Workers at the Joint Office of Homeless Services Don’t Like the Idea of Returning to Their Desks

Whether a mandated return to the office would improve matters is a subject of intense debate among workers and management, records show.

Employees at the Joint Office of Homeless Services expressed concerns about their commute. (Blake Benard)

The pandemic is largely over and supervisors want their employees back in the office. No surprise: Workers aren’t happy.

This conflict is playing out across the nation at workspaces of all types, big and small, public and private. The result of this tug of war has major implications for the future of downtown Portland, as leaders have emphasized at a task force convened by Gov. Tina Kotek.

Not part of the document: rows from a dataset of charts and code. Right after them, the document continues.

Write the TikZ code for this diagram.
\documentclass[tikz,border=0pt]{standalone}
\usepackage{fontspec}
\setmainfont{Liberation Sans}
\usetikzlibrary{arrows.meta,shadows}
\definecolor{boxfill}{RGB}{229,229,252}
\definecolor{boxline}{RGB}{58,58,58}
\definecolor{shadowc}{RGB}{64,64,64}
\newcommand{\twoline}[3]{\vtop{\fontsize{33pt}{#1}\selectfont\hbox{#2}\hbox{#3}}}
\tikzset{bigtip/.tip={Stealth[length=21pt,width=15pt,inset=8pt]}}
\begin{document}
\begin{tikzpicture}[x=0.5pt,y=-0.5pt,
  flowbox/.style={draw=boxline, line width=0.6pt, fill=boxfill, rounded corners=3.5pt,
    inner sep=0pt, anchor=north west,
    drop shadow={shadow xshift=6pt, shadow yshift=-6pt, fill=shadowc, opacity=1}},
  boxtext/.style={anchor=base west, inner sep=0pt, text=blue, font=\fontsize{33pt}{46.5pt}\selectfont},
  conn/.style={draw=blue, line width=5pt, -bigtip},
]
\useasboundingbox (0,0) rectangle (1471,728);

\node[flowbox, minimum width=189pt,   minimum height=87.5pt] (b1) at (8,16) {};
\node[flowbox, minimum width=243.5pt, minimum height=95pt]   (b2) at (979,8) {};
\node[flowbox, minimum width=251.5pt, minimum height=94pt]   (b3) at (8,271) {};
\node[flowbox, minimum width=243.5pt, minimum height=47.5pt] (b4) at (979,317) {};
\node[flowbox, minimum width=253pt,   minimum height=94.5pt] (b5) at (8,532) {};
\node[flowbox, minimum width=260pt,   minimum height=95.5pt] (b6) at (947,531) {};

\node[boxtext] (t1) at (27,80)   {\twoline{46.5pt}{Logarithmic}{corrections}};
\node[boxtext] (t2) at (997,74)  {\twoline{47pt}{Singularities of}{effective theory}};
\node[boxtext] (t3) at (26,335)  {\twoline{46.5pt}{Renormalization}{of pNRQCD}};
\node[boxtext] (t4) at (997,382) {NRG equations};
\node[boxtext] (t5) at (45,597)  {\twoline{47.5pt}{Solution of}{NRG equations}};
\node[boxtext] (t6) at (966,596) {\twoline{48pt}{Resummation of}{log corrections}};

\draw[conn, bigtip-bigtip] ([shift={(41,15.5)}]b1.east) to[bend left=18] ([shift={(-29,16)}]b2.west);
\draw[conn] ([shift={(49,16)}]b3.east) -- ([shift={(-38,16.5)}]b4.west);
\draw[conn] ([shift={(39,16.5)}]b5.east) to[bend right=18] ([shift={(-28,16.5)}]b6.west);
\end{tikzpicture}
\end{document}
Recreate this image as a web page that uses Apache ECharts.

WW has obtained emails and chat messages detailing tensions over teleworking at one downtown employer: the beleaguered Joint Office of Homeless Services, which was recently the subject of a scathing county audit that accused the agency of being siloed, slow and, according to service providers, “a confusing and chaotic organization.”

JOHS is run by Multnomah County, but partly funded by the city of Portland. And its offices, located on Southwest Oak Street, are just steps from the daytime camping and nighttime drug dealing that city officials are trying to curb.

But few county employees seem to work there: “15-35 percent” of the offices’ 100 employees are “in on any given day,” says Multnomah County spokeswoman Julie Sullivan-Springhetti. “Fifty percent,” she added, “are in the office or in the field in person once a week.”

This shouldn’t be surprising, she explains. “JOHS is largely an administrative function, not a direct service provider,” Sullivan-Springhetti wrote in an email to WW. “Folks are administering contracts, collecting and crunching data.”

In other words, the Joint Office’s 100 employees largely oversee contracts with the social service providers who have direct contact with unhoused people.

That work has recently come under scrutiny. In an audit released Aug. 23, County Auditor Jennifer McGuirk described an office where standards for contractors were malleable, service providers were paid late, and each division of the office “worked in a silo” where they rarely consulted one another. “Fewer than half of homeless service providers surveyed felt the Joint Office was doing a good job communicating policies and system goals,” the audit says.

Whether a mandated return to the office would improve matters is a subject of intense debate among workers and management, records show.

Unlike the county, the city of Portland required its employees to be at their desks 20 hours a week beginning last spring. That hybrid schedule “improves daily services to Portlanders,” Mayor Ted Wheeler said in a statement to WW. “I implore the Joint Office of Homeless Services and Multnomah County to explore their future of work options, as we have at the city, to find a solution.”

In the short term, JOHS plans to save money by moving its offices to a county-owned building after its lease is up in December. Plus, says its director, Dan Field, the new location by the downtown homeless shelter inside a former Greyhound station is “closer to the people that we’re serving.”

Field says he’s still evaluating whether to adjust the office’s telework policies in the future. In the meantime: “I’m trying to put out some fires and do a longer-term assessment,” he says.

Dan Field (Motoya Nakamura / Multnomah County)

County leaders, at least behind closed doors, have considered adjusting their policies to better mirror the city’s. WW has obtained emails through a public records request detailing plans by the county’s director of Facilities & Property Management early this year to require employees to be in the office two to four days a week.

Field forwarded those plans to a JOHS human resources manager earlier this month. “Sharing this with you confidentially,” he wrote. “There continues to be a lot of discussion at the county leadership level about aligning around a shared hybrid work model.”

Field and the county’s chief human resources officer, Travis Brown, then discussed how to address concerns from public employee unions. “The union will likely never agree to our approach here—and that’s OK,” Brown wrote.

There was also discussion within JOHS, less rosy in tone. The topic of teleworking came up during Dan Field’s first meeting with his team May 10. The meeting was not recorded, and Fields doesn’t remember exactly what he said, but he tells WW he broached the issue with staff to “take their temperature.”

The temperature was hot. Employees made their displeasure known in chat messages also obtained by WW through a records request.

Here’s What They Had To Say

Telework is working.

“We work together great already :),” said a program specialist. “We love telework!” said another employee.

The commute would eat up too much time.

“The number of meetings would be unsustainable if we had to drive,” the employee added. “And parking downtown is crazy.”

It’s unaffordable.

“There are also people who live far away because living close in is expensive,” wrote a third. “Yup, the housing crisis affects us too…,” another responded.

It’s dangerous.

“COVID still exists and we have folks who are immunocompromised,” said another employee.

There are bigger things to worry about.

“Way more important priorities to work with discussing homelessness and what does it matter if it’s in person or virtual,” the specialist added.

It’ll make recruitment more difficult.

“I am frankly disappointed and offended that we are even using this space and one of our first meetings together to discuss taking away telework; we would lose many valuable members of our team if that happens,” a sixth employee wrote. “I think we need to take into consideration the privileges those making big decisions have, unlike employees, such as myself and many of my colleagues do not have.”